In this post I question the motives of these failed breastfeeders, let’s call them ‘formula apologists’ – the folk who make it their raison d’etre to criticise breastfeeding – that is, to criticise its promotion and its significance.
No, instead of questioning them, let’s take a look at the science. Although everything that Dixley writes rests on the premise that formula feeding harms babies, the evidence shows something very different.
I shared these graphs last year, and they make the case quite powerfully.
Over the past 100+ years US breastfeeding initiation rates have dropped precipitously and begun to rise again, but there appears to have been no impact on infant mortality, life expectancy or IQ. Sure breastfeeding provides benefits in industrialized countries, but those benefits are trivial.
So Dixley’s unrelenting viciousness toward women who can’t or don’t want to breastfeed rests on precisely NOTHING. It’s as though her entire blog were devoted to demonizing women who don’t buy the same type of car that she drives. She’s vicious because she is desperate to have her own choice mirrored back to her, not because her choice actually matters. And she utterly misrepresents that nature of the choice, the science behind breastfeeding, and the reasons why people oppose her.

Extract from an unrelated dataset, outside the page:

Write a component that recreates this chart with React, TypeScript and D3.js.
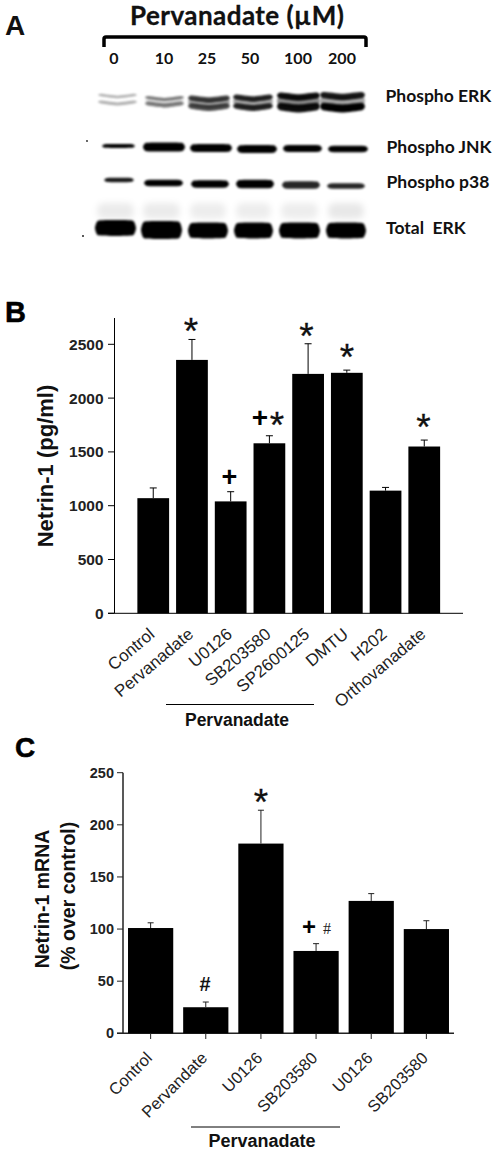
import React from "react";
import * as d3 from "d3";

const W = 498, H = 1152;
const SANS = "'Liberation Sans', Arial, sans-serif";
const LATO = "Lato, 'Open Sans', sans-serif";

// Panel A
const doses = ["0", "10", "25", "50", "100", "200"];
const doseX = [114, 164, 207, 250, 298, 342];
const blotNames = ["Phospho ERK", "Phospho JNK", "Phospho p38", "Total  ERK"];
const blotNameX = [385.5, 386.5, 386.5, 386];
const blotNameY = [102, 153, 188, 234];
// each blot row: lane edges, band centre, thickness, darkness
const erkX0 = [98, 145, 188, 233, 277, 320];
const erkX1 = [137, 184, 230, 273, 320, 365];
const erkUpperY = [96, 98.5, 99, 98, 96.5, 96];
const erkUpperT = [2.5, 3, 5.5, 5.5, 6.5, 6.5];
const erkUpperO = [0.3, 0.5, 0.75, 0.85, 0.95, 0.9];
const erkLowerY = [103, 104.5, 107, 107, 107.5, 107.5];
const erkLowerT = [3, 4.5, 6, 6, 8, 8];
const erkLowerO = [0.3, 0.5, 0.7, 0.85, 0.95, 1];
const erkBetweenO = [0, 0.1, 0.35, 0.35, 0.45, 0.35];
const jnkX0 = [102, 143, 190, 237, 283, 328];
const jnkX1 = [135, 185, 232, 277, 322, 368];
const jnkY = [146, 147, 148, 149, 148.5, 149];
const jnkT = [4, 9, 8, 8, 7, 6.5];
const p38X0 = [104, 144, 191, 236, 282, 327];
const p38X1 = [134, 183, 229, 274, 320, 365];
const p38Y = [180, 183, 184, 184, 185, 186];
const p38T = [4.5, 6.5, 7.5, 8.5, 7.5, 5.5];
const p38O = [0.9, 1, 1, 1, 0.85, 0.85];
const totalX0 = [95, 141, 188, 234, 279, 326];
const totalX1 = [136, 182, 228, 273, 320, 366];
const totalY = [228, 230, 230.5, 230.5, 230.5, 230.5];
const totalT = [16, 18, 16, 16, 16, 16];
const hazeO = [0.08, 0.08, 0.07, 0.07, 0.07, 0.09];

// Panel B
const catB = ["Control", "Pervanadate", "U0126", "SB203580", "SP2600125", "DMTU", "H202", "Orthovanadate"];
const valB = [1070, 2355, 1040, 1580, 2225, 2235, 1140, 1550];
const errB = [1165, 2545, 1130, 1650, 2505, 2260, 1170, 1610];
const ticksB = [0, 500, 1000, 1500, 2000, 2500];

// Panel C
const catC = ["Control", "Pervandate", "U0126", "SB203580", "U0126", "SB203580"];
const valC = [101, 25, 182, 79, 127, 100];
const errC = [106, 30, 214, 86, 134, 108];
const ticksC = [0, 50, 100, 150, 200, 250];

function Band({ x0, x1, y, t, o = 1, sag = 0, f = "blot" }: { x0: number; x1: number; y: number; t: number; o?: number; sag?: number; f?: string }) {
  const m = (x0 + x1) / 2;
  const pts: [number, number][] = [
    [x0, y - sag], [x0 + 3, y - t * 0.46 - sag], [m, y - t * 0.5 + sag], [x1 - 3, y - t * 0.46 - sag], [x1, y - sag],
    [x1 - 3, y + t * 0.46 - sag], [m, y + t * 0.5 + sag], [x0 + 3, y + t * 0.46 - sag],
  ];
  const d = d3.line().curve(d3.curveCardinalClosed.tension(0.5))(pts) as string;
  return <path d={d} fill="#000" fillOpacity={o} filter={`url(#${f})`} />;
}

function Star({ x, y }: { x: number; y: number }) {
  return <text x={x} y={y + 2} textAnchor="middle" fontSize={37} fill="#111" stroke="#111" strokeWidth={0.3}>*</text>;
}

function PanelA() {
  return (
    <g>
      <text x={5} y={35} fontFamily={SANS} fontSize={28} fontWeight={700} fill="#111">A</text>
      <text x={130} y={25} fontFamily={LATO} fontSize={26} fontWeight={700} fill="#111" stroke="#111" strokeWidth={0.3} letterSpacing={0.45}>Pervanadate (µM)</text>
      <path d="M104,47V39Q104,37 106,37H364Q366,37 366,39V47" fill="none" stroke="#000" strokeWidth={3.5} />
      {doses.map((s, i) => (
        <text key={i} x={doseX[i]} y={64} textAnchor="middle" fontFamily={LATO} fontSize={16} fontWeight={700} fill="#111">{s}</text>
      ))}
      {doses.map((_, i) => (
        <g key={i}>
          <Band x0={erkX0[i]} x1={erkX1[i]} y={(erkUpperY[i] + erkLowerY[i]) / 2} t={erkLowerY[i] - erkUpperY[i]} o={erkBetweenO[i]} sag={1} />
          <Band x0={erkX0[i]} x1={erkX1[i]} y={erkUpperY[i]} t={erkUpperT[i]} o={erkUpperO[i]} sag={1} />
          <Band x0={erkX0[i]} x1={erkX1[i]} y={erkLowerY[i]} t={erkLowerT[i]} o={erkLowerO[i]} sag={1} />
          <Band x0={jnkX0[i]} x1={jnkX1[i]} y={jnkY[i]} t={jnkT[i]} />
          <Band x0={p38X0[i]} x1={p38X1[i]} y={p38Y[i]} t={p38T[i]} o={p38O[i]} />
          <Band x0={totalX0[i] + 2} x1={totalX1[i] - 2} y={211} t={16} o={hazeO[i]} f="haze" />
          <Band x0={totalX0[i]} x1={totalX1[i]} y={totalY[i]} t={totalT[i]} />
        </g>
      ))}
      <circle cx={87} cy={141} r={0.9} fill="#222" />
      <circle cx={83} cy={236} r={1} fill="#222" />
      {blotNames.map((s, i) => (
        <text key={i} x={blotNameX[i]} y={blotNameY[i]} fontFamily={LATO} fontSize={17.5} fontWeight={700} fill="#111" style={{ whiteSpace: "pre" }}>{s}</text>
      ))}
    </g>
  );
}

function PanelB() {
  const y = d3.scaleLinear().domain([0, 2500]).range([613.3, 344.3]);
  const x = d3.scaleBand().domain(catB.map((_, i) => String(i))).range([133.5, 444]).paddingInner(0.18).paddingOuter(0.1);
  return (
    <g fontFamily={SANS}>
      <text x={5} y={322} fontSize={29} fontWeight={700} fill="#000" stroke="#000" strokeWidth={0.5}>B</text>
      <line x1={114.5} x2={114.5} y1={318} y2={613.3} stroke="#000" strokeWidth={1} />
      <line x1={108} x2={463} y1={613.3} y2={613.3} stroke="#000" strokeWidth={1} />
      {ticksB.map((t) => (
        <g key={t}>
          <line x1={108} x2={114} y1={y(t)} y2={y(t)} stroke="#000" />
          <text x={103.5} y={y(t) + 5.5} textAnchor="end" fontSize={15.5} fontWeight={700} fill="#222">{t}</text>
        </g>
      ))}
      <text transform="translate(53,466) rotate(-90)" textAnchor="middle" fontSize={22} fontWeight={700} fill="#111">Netrin-1 (pg/ml)</text>
      {catB.map((c, i) => {
        const bx = x(String(i)) as number;
        const cx = bx + x.bandwidth() / 2;
        return (
          <g key={i}>
            <rect x={bx} y={y(valB[i])} width={x.bandwidth()} height={y(0) - y(valB[i])} fill="#000" />
            <line x1={cx} x2={cx} y1={y(valB[i])} y2={y(errB[i])} stroke="#000" />
            <line x1={cx - 3.5} x2={cx + 3.5} y1={y(errB[i])} y2={y(errB[i])} stroke="#000" />
            <text transform={`translate(${cx + 2.5},${636}) rotate(-40)`} textAnchor="end" fontSize={17} fill="#222">{c}</text>
          </g>
        );
      })}
      <Star x={191} y={342} />
      <text x={229.5} y={486} textAnchor="middle" fontSize={27} fontWeight={700} fill="#000">+</text>
      <text x={260} y={427} textAnchor="middle" fontSize={28} fontWeight={700} fill="#000">+</text>
      <Star x={277} y={436} />
      <Star x={306.5} y={347} />
      <Star x={347} y={368} />
      <Star x={423.5} y={438} />
      <line x1={166} x2={314} y1={704.5} y2={704.5} stroke="#000" />
      <text x={237} y={726} textAnchor="middle" fontSize={17.5} fontWeight={700} fill="#111">Pervanadate</text>
    </g>
  );
}

function PanelC() {
  const y = d3.scaleLinear().domain([0, 250]).range([1033.3, 772.7]);
  const x = d3.scaleBand().domain(catC.map((_, i) => String(i))).range([122.5, 454.5]).paddingInner(0.18).paddingOuter(0.1);
  return (
    <g fontFamily={SANS}>
      <text x={15} y={757} fontSize={28} fontWeight={700} fill="#000" stroke="#000" strokeWidth={0.5}>C</text>
      <line x1={123} x2={123} y1={772.7} y2={1033.3} stroke="#222" strokeWidth={1.5} />
      <line x1={117} x2={454} y1={1033.3} y2={1033.3} stroke="#222" strokeWidth={1.5} />
      {ticksC.map((t) => (
        <g key={t}>
          <line x1={117} x2={123} y1={y(t)} y2={y(t)} stroke="#222" />
          <text x={114} y={y(t) + 5} textAnchor="end" fontSize={14.5} fontWeight={700} fill="#222">{t}</text>
        </g>
      ))}
      <text transform="translate(49,899) rotate(-90)" textAnchor="middle" fontSize={19.5} fontWeight={700} fill="#111">Netrin-1 mRNA</text>
      <text transform="translate(75,896) rotate(-90)" textAnchor="middle" fontSize={19.5} fontWeight={700} fill="#111">(% over control)</text>
      {catC.map((c, i) => {
        const bx = x(String(i)) as number;
        const cx = bx + x.bandwidth() / 2;
        return (
          <g key={i}>
            <rect x={bx} y={y(valC[i])} width={x.bandwidth()} height={y(0) - y(valC[i])} fill="#000" />
            <line x1={cx} x2={cx} y1={y(valC[i])} y2={y(errC[i])} stroke="#222" />
            <line x1={cx - 3} x2={cx + 3} y1={y(errC[i])} y2={y(errC[i])} stroke="#222" />
            <line x1={cx} x2={cx} y1={1033} y2={1039} stroke="#222" />
            <text transform={`translate(${cx + 2.5},${1059}) rotate(-45)`} textAnchor="end" fontSize={16.5} fill="#222">{c}</text>
          </g>
        );
      })}
      <Star x={261} y={813} />
      <text x={205} y={991} textAnchor="middle" fontSize={20} fontWeight={700} fill="#111">#</text>
      <text x={309} y={935} textAnchor="middle" fontSize={24} fontWeight={700} fill="#000">+</text>
      <text x={327} y={934} textAnchor="middle" fontSize={16} fill="#222" fontFamily="'Liberation Serif', serif">#</text>
      <line x1={191} x2={340} y1={1127} y2={1127} stroke="#000" />
      <text x={262} y={1147} textAnchor="middle" fontSize={18} fontWeight={700} fill="#111">Pervanadate</text>
    </g>
  );
}

export default function App() {
  return (
    <svg width={W} height={H} viewBox={`0 0 ${W} ${H}`} style={{ position: "absolute", left: 0, top: 0, background: "#fff" }}>
      <defs>
        <filter id="blot" x="-20%" y="-200%" width="140%" height="500%">
          <feGaussianBlur stdDeviation="0.9" />
        </filter>
        <filter id="haze" x="-30%" y="-100%" width="160%" height="300%">
          <feGaussianBlur stdDeviation="3" />
        </filter>
      </defs>
      <PanelA />
      <PanelB />
      <PanelC />
    </svg>
  );
}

It’s easy for her to go after women who chose to formula feed as trying to excuse their “failure” to breastfeed, but she can’t seem to account for the fact that someone like me, who easily and successfully breastfed four children would vociferously reject both her claims about breastfeeding and her vicious way of making them.
It’s hardly surprising that I don’t support Dixley, given my claims that lactivism, like most of natural parenting is not based on scientific evidence and that the emphasis on time intensive parenting that requires the presence of the mother 24/7/365 is retrograde and sexist. But then I got to thinking about who does support Dixley, and besides her followers who are equally desperate to have their own choices mirrored back to them, she is supported by … NO ONE.
With her message of the vital importance of breastfeeding to the health and well being of children, you might expect that she would garner the support of professional lactivists. I could find no evidence that Dixley’s stance is supported by any professional breastfeeding organizations, any lactivism programs, or, any major authors in the field whether they write for lay people or for other professionals.
Dixley’s new book, Breast Intentions, has no blurbs from other lactivists, pediatricians or public health experts. Thus far, a week after it has been published in the UK, the book has received no professional reviews. As of this morning, there hasn’t been a single positive comment on Amazon UK or Amazon.com.
It’s as if (to appropriate the crude language of Dixley herself) the book is like “a fart trapped in an the elevator,” a repulsive eruption of which everyone is doing their best to ignore, in the hope that it will simply fade away.
When considering Dixley’s writing, both on her blog and in her book, readers would do well to keep in mind that her opinions are her own and are not supported by any breastfeeding organizations, lactivism programs or healthcare professionals. If professional lactivists shun Dixley and her viciousness, and they do, everyone else should, too.